__YOUR INSTRUCTIONS__
Your task is to copy a single run of lines that starts at the line with "Write the React, TypeScript" and stops at the line with "const dataEnd = 1800;", keeping both ends. Copy nothing else.

[Records with drawing code]

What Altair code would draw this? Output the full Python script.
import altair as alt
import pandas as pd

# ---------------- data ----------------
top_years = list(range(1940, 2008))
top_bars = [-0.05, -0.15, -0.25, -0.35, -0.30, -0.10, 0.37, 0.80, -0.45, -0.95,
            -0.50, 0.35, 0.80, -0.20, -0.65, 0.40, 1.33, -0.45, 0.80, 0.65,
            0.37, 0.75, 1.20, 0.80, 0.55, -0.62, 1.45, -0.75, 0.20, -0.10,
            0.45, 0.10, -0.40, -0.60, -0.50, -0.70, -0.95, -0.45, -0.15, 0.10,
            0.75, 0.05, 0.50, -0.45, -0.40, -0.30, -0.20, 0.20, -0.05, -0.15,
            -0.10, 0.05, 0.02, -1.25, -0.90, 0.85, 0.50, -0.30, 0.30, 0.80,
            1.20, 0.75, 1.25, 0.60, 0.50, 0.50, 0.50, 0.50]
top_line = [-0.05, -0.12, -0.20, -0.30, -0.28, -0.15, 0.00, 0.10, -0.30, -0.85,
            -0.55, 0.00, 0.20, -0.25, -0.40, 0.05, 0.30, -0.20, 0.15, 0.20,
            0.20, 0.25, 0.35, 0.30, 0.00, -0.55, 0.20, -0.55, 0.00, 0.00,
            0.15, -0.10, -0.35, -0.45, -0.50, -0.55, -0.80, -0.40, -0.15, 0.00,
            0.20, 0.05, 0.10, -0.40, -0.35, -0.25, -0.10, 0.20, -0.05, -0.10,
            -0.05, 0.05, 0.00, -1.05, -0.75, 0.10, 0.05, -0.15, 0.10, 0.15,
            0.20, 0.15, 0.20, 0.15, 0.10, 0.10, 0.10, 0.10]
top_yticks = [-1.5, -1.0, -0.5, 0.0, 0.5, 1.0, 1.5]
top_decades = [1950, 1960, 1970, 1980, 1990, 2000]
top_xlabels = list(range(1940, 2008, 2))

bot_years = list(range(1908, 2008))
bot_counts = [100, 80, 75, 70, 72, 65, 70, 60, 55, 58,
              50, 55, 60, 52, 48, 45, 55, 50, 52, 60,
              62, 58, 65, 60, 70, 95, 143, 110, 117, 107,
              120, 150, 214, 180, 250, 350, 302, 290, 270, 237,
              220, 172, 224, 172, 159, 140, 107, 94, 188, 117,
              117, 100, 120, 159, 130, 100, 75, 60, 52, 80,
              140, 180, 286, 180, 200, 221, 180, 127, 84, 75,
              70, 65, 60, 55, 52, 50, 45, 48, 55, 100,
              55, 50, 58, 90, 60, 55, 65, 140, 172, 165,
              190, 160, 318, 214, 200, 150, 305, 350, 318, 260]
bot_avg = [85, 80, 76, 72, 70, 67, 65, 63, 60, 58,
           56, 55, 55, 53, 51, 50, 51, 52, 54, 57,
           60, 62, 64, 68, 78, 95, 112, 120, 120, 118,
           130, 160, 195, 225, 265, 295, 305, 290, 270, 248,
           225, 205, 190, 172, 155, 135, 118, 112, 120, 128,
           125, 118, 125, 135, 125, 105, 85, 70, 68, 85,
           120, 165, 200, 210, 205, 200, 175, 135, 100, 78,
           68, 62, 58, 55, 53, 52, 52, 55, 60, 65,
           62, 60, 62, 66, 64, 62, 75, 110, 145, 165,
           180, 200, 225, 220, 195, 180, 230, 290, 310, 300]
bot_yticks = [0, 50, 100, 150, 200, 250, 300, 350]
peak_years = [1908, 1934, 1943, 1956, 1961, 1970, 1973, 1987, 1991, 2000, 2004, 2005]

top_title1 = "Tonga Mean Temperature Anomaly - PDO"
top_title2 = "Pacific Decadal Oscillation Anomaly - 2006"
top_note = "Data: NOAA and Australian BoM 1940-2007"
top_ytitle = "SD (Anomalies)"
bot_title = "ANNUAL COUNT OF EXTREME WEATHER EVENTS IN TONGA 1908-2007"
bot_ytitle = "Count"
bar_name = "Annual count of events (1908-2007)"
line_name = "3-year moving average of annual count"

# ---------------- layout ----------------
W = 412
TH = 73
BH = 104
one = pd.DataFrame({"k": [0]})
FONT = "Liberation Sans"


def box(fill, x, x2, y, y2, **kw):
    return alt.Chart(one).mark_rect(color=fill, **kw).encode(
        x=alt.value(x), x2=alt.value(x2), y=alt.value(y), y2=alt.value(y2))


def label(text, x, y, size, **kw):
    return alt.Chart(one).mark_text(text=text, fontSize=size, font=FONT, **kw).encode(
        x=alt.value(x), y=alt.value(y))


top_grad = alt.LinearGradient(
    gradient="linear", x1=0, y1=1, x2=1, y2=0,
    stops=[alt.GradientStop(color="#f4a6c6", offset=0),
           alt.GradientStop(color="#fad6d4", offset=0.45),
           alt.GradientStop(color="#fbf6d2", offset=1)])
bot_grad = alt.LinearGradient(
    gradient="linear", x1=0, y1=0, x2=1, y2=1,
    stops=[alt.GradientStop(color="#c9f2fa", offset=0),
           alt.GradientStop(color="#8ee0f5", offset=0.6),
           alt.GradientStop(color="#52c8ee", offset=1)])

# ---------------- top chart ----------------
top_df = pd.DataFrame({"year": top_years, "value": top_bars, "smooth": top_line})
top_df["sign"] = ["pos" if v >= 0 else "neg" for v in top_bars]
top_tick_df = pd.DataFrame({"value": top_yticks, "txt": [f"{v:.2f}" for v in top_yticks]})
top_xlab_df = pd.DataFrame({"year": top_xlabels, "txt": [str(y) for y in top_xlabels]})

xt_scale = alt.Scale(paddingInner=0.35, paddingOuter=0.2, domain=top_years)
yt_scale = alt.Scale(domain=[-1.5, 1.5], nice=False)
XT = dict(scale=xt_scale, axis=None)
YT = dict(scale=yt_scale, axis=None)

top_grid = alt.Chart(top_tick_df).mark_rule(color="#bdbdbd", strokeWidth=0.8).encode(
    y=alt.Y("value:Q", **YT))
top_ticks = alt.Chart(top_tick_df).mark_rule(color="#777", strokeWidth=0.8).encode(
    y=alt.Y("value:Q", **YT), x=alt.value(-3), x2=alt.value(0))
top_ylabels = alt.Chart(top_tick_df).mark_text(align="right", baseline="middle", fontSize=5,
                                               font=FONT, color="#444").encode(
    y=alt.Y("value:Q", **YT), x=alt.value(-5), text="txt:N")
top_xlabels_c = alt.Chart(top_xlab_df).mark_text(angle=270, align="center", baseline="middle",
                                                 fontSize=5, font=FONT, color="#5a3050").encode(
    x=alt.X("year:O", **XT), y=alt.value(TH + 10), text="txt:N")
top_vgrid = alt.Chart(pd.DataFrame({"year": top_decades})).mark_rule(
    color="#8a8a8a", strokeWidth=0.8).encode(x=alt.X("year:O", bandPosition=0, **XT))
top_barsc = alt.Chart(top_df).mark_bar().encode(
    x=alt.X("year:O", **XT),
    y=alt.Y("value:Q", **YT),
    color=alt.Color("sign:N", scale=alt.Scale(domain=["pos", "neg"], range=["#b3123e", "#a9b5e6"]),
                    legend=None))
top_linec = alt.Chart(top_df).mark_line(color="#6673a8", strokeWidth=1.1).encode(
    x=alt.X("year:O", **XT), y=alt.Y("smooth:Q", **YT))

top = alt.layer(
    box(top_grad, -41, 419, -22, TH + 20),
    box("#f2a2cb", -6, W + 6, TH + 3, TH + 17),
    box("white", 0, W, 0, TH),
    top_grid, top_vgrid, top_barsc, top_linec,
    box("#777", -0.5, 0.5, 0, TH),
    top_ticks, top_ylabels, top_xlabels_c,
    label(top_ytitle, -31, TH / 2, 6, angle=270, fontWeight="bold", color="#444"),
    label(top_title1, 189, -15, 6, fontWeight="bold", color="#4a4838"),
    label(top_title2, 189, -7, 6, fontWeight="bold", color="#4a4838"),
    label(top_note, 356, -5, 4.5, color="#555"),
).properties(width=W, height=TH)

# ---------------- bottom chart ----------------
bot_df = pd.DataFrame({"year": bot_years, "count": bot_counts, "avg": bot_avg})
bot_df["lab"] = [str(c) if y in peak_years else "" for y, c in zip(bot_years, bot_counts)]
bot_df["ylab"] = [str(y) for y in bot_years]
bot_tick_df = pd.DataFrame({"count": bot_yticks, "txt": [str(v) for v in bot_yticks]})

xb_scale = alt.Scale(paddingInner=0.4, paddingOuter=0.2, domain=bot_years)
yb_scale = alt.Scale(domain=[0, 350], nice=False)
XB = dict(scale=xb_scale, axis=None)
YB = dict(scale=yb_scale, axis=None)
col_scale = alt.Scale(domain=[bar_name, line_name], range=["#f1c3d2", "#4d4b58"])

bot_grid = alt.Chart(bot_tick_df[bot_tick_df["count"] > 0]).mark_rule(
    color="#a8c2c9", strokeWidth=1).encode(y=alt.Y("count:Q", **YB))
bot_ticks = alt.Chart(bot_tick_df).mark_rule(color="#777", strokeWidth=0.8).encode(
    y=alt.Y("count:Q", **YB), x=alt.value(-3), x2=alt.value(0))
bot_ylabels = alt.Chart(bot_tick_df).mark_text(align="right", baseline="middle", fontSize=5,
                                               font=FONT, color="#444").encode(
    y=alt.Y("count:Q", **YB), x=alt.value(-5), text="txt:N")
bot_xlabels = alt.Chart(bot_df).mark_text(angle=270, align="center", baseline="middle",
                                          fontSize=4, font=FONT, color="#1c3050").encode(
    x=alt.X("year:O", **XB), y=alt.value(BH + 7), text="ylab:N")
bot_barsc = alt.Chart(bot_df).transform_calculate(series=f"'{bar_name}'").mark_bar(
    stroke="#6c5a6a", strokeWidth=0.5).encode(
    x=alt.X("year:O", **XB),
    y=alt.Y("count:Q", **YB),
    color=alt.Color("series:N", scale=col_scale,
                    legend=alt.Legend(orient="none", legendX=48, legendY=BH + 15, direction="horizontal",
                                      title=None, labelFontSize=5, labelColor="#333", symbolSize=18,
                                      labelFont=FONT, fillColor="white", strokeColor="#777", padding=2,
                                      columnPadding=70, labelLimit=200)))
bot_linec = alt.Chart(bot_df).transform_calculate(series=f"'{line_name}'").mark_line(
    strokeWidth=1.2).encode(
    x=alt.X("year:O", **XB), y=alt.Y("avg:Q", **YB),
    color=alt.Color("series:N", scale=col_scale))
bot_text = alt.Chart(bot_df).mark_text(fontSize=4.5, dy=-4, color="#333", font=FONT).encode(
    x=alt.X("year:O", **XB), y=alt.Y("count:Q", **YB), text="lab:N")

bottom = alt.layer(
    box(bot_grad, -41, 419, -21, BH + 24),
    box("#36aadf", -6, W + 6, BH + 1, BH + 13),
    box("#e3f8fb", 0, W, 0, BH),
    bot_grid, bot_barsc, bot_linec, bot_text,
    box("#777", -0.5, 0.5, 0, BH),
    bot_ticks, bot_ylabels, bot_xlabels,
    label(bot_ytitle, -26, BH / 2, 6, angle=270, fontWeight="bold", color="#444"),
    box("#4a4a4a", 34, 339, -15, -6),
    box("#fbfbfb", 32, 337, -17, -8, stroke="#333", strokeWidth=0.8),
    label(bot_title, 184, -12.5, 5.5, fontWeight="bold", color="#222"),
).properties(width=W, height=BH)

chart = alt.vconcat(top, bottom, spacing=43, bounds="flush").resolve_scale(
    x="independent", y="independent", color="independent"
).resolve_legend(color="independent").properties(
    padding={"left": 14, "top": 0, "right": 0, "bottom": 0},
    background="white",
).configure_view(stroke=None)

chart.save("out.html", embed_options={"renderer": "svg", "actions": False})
* * *
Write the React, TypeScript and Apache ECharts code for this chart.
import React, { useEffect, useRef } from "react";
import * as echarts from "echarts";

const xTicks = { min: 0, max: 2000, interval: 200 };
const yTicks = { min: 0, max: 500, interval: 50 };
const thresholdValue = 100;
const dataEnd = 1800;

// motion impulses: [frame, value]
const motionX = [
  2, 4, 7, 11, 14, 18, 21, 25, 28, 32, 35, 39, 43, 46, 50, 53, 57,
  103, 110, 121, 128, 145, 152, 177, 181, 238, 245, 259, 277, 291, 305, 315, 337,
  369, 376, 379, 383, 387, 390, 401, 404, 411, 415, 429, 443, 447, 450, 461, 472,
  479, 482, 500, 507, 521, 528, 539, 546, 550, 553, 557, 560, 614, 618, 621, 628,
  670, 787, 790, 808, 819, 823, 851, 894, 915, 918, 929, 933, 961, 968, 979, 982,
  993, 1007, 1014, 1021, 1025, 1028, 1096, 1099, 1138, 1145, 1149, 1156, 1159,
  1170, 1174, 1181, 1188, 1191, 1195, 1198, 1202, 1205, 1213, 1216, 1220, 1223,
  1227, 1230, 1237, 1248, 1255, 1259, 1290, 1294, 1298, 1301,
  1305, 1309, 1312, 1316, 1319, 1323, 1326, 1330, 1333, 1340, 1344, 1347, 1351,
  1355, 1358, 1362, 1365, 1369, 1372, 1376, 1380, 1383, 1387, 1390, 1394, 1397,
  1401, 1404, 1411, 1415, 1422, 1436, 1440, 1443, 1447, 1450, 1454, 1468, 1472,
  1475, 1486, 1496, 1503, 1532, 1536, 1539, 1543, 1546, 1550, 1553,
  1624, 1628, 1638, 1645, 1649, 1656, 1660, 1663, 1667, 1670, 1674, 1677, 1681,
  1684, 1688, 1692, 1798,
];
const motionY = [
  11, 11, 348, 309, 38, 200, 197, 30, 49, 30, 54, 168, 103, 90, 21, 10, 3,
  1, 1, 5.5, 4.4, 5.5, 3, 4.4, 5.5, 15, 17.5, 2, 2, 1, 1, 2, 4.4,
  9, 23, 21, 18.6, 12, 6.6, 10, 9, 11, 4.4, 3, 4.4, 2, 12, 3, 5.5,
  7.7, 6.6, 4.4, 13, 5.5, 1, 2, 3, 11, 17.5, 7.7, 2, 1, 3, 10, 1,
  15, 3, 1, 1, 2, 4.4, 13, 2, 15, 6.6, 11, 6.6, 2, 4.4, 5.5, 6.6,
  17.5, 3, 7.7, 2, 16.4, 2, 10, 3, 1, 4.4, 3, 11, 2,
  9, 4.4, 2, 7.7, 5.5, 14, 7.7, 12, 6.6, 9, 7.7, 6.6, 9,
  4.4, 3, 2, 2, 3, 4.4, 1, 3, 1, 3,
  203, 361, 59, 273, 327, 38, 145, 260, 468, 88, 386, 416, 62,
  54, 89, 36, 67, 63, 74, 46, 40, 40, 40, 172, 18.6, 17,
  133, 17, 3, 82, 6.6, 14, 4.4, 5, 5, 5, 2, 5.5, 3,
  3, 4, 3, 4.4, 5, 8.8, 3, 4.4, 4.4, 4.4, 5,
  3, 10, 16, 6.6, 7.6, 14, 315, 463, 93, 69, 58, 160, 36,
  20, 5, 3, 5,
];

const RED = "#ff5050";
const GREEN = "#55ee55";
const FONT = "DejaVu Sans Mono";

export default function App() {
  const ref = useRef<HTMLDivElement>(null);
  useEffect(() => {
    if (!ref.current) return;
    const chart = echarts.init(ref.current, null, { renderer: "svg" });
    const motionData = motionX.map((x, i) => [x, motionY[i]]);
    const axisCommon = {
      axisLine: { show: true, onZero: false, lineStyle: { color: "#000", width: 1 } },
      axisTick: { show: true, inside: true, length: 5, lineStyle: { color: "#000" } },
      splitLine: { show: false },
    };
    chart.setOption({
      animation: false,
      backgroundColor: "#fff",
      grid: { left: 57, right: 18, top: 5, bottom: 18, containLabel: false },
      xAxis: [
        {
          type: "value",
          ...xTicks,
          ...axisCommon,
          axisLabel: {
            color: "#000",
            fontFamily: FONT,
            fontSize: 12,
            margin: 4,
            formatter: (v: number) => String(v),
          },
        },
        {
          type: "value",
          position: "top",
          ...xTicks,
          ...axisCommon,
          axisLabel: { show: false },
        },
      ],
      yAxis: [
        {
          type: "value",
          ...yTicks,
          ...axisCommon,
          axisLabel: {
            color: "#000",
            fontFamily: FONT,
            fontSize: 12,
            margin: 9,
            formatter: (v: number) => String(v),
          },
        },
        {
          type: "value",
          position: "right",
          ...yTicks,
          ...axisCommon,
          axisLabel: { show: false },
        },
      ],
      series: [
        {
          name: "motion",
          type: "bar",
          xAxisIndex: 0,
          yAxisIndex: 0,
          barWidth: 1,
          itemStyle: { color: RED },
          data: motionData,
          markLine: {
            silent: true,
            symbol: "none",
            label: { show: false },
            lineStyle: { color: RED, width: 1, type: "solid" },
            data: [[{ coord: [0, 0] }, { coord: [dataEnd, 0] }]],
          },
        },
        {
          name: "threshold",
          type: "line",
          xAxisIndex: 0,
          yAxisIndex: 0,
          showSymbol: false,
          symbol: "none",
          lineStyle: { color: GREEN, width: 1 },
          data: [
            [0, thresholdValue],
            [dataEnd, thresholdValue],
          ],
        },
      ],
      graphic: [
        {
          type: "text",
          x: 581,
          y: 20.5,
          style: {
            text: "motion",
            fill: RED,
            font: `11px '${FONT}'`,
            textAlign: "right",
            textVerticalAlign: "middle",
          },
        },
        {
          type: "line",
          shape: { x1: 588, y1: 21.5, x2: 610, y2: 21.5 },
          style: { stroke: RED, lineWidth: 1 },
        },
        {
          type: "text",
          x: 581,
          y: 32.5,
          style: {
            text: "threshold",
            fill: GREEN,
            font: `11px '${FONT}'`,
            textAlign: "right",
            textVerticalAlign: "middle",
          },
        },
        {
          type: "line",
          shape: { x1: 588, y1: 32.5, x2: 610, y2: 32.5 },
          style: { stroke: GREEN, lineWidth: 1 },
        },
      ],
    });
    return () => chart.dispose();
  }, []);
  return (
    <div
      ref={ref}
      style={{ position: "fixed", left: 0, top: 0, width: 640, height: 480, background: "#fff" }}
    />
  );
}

__SOLUTION FOR THIS TASK__
Write the React, TypeScript and Apache ECharts code for this chart.
import React, { useEffect, useRef } from "react";
import * as echarts from "echarts";

const xTicks = { min: 0, max: 2000, interval: 200 };
const yTicks = { min: 0, max: 500, interval: 50 };
const thresholdValue = 100;
const dataEnd = 1800;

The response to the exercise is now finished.